In order to enter courtship, a Cherokee man has to be about 17 and a woman at 15. As we’ve mentioned earlier, they have to belong to different clans. The man has to seek consent from the woman’s parents and his parent’s as well. Marriages for Cherokees don’t only involve the individuals, it also involves the clans. That is why all marriages and courtships are to be negotiated carefully and should be first approved by the clans.
If the courtship or marriage is approved, it would be officiated by a priest. However, before that takes place, the priest would first gather two roots and place them on his hand while he prayed. If the roots moved together during his prayer, it means that the marriage would be happy and would be approved. On the other hand, if the roots didn’t move together, or if one root wilted faster than the other, it is considered a bad sign. This would lead the priest to forbid the marriage.
During the courtship, the man would also bring an offering of deer meat to the woman’s home or clan as a symbol that he can take care of her. Men were allowed to court one woman at a time, however, there were also polygamist marriages in ancient times. These instances include that of a man that marries his brother’s widow so that someone could take care of her. Additionally, he could also marry his wife’s cousin or niece for the same reason.
The Marriage Ceremony
The marriage took place at the council house. The groom is escorted to either the north or south open space while the bride is escorted to the opposite end. They meet in the middle where there is a sacred fire. The groom’s mother bears gifts symbolizing his ability to provide support for her. Such gifs would include the deer meat and a blanket. On the bride’s side is her mother who is also holding gifts like tanned skin and food.

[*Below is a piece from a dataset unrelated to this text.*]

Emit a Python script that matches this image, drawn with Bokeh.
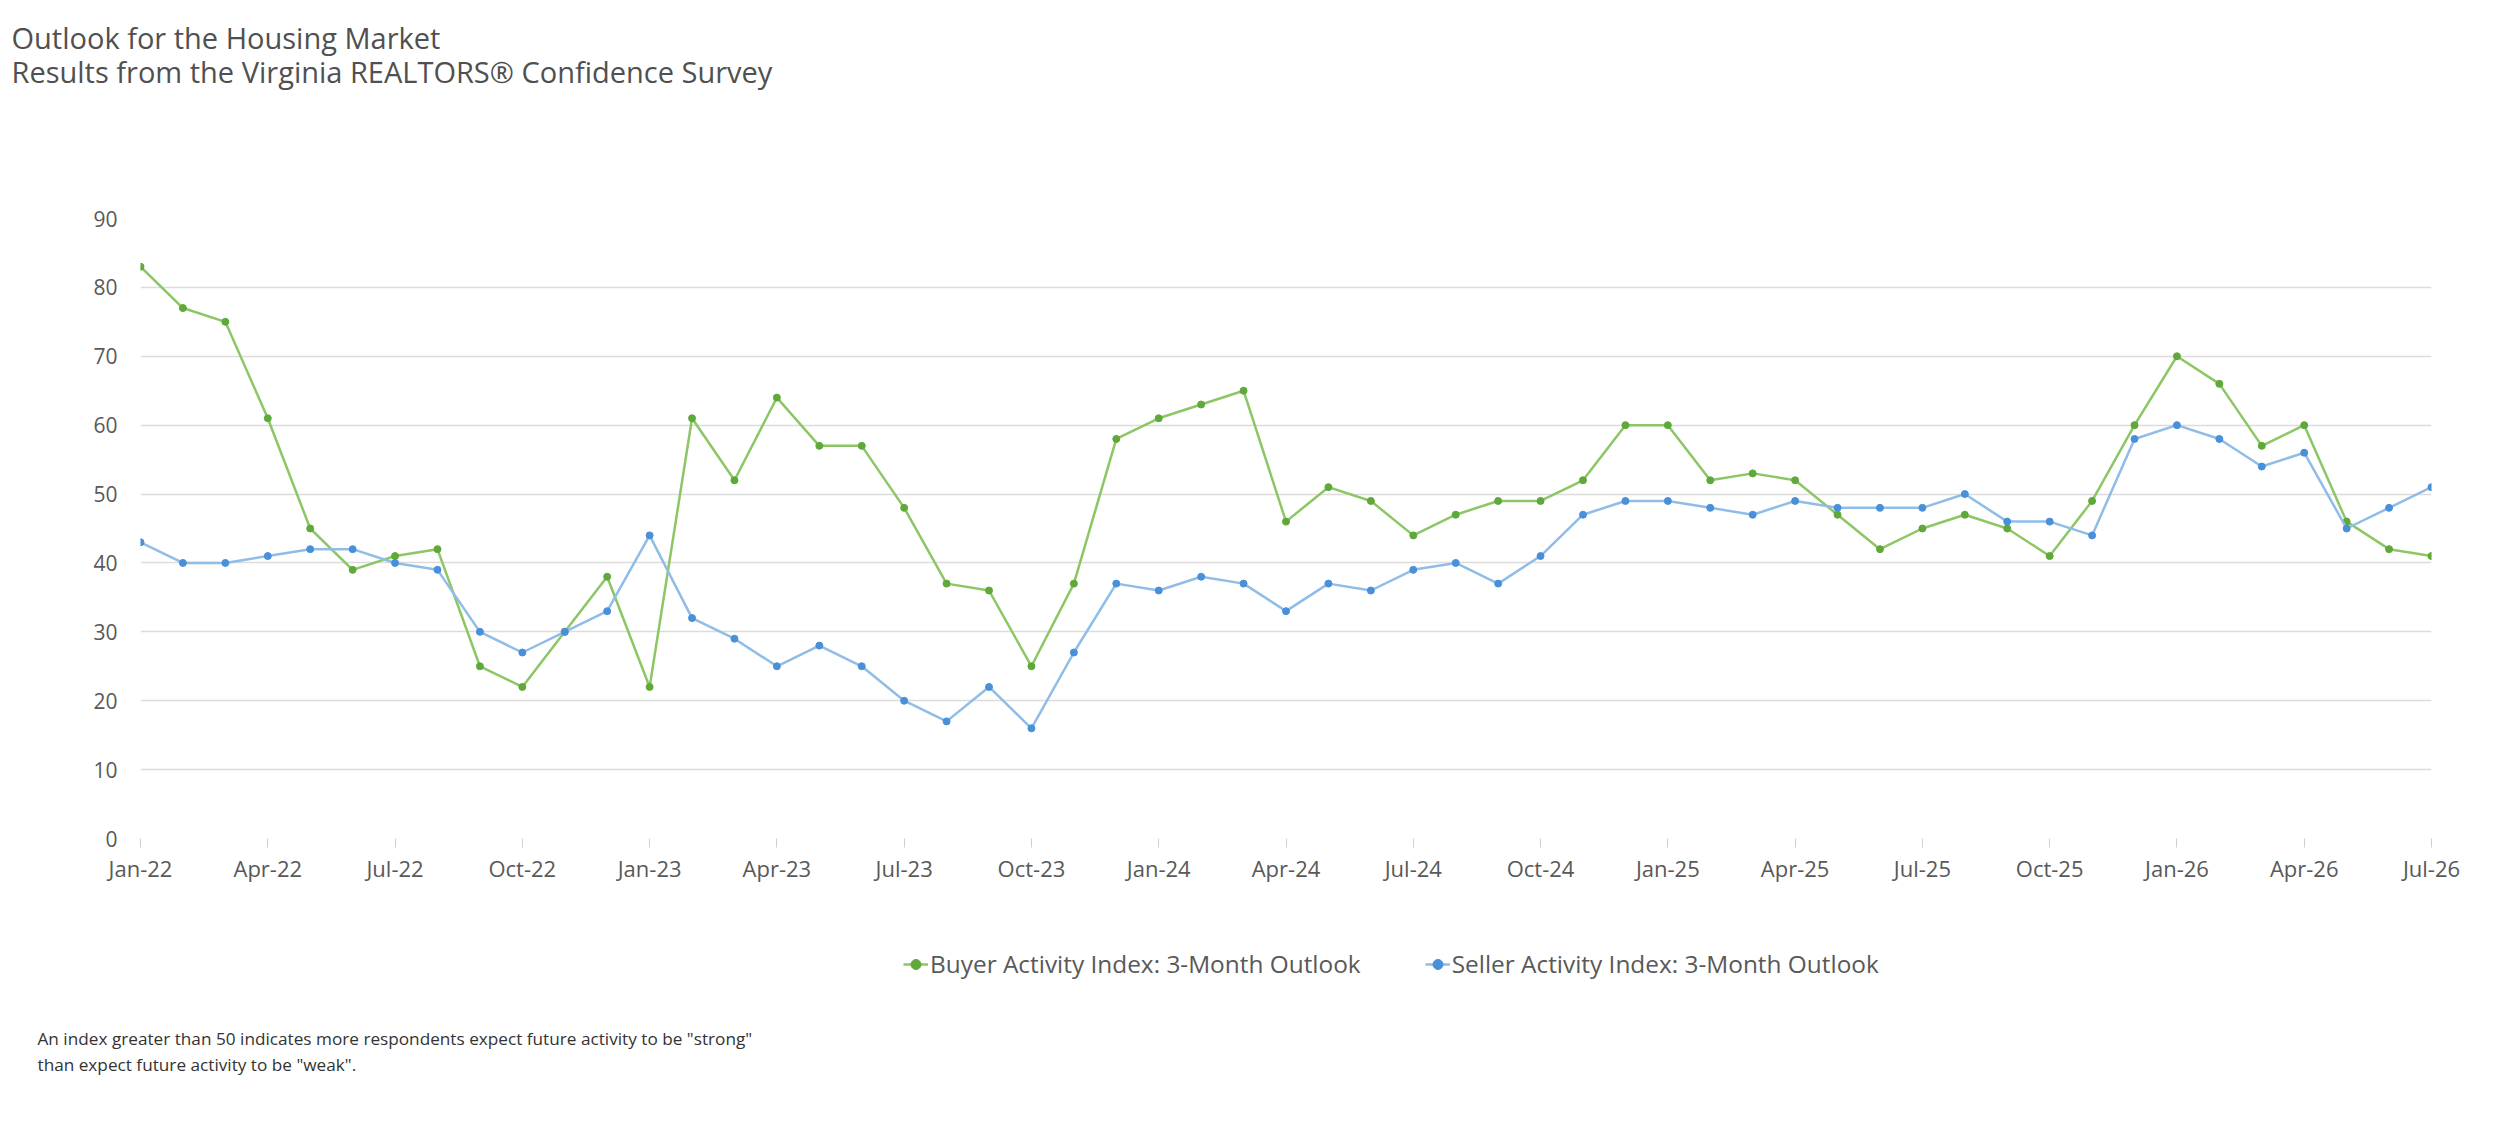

The bride and the groom have blue blankets over their shoulders as a symbol that they are single. After the priest says prayers and blesses the couple, the bride will give the groom a black and red belt and the groom will put it on. The gifts from the mothers will be given to their children and they’ll exchange the gifts for each other. Finally, the couple will join the blankets, share a corn drink from a double-sided vessel. This vessel is broken by the priest to seal the wedding vows. The blue blankets are removed and a white blanket is wrapped over their shoulders.
The Death Penalty
Divorce is allowed but it doesn’t happen often. The blanket shared would be divided to formalize the divorce. What gets you the death penalty is the marriage between two members of the same clan. This death penalty is usually done by the members of the clan themselves. Later on, the death penalty was removed and the penalty for marrying within the clan was abolished.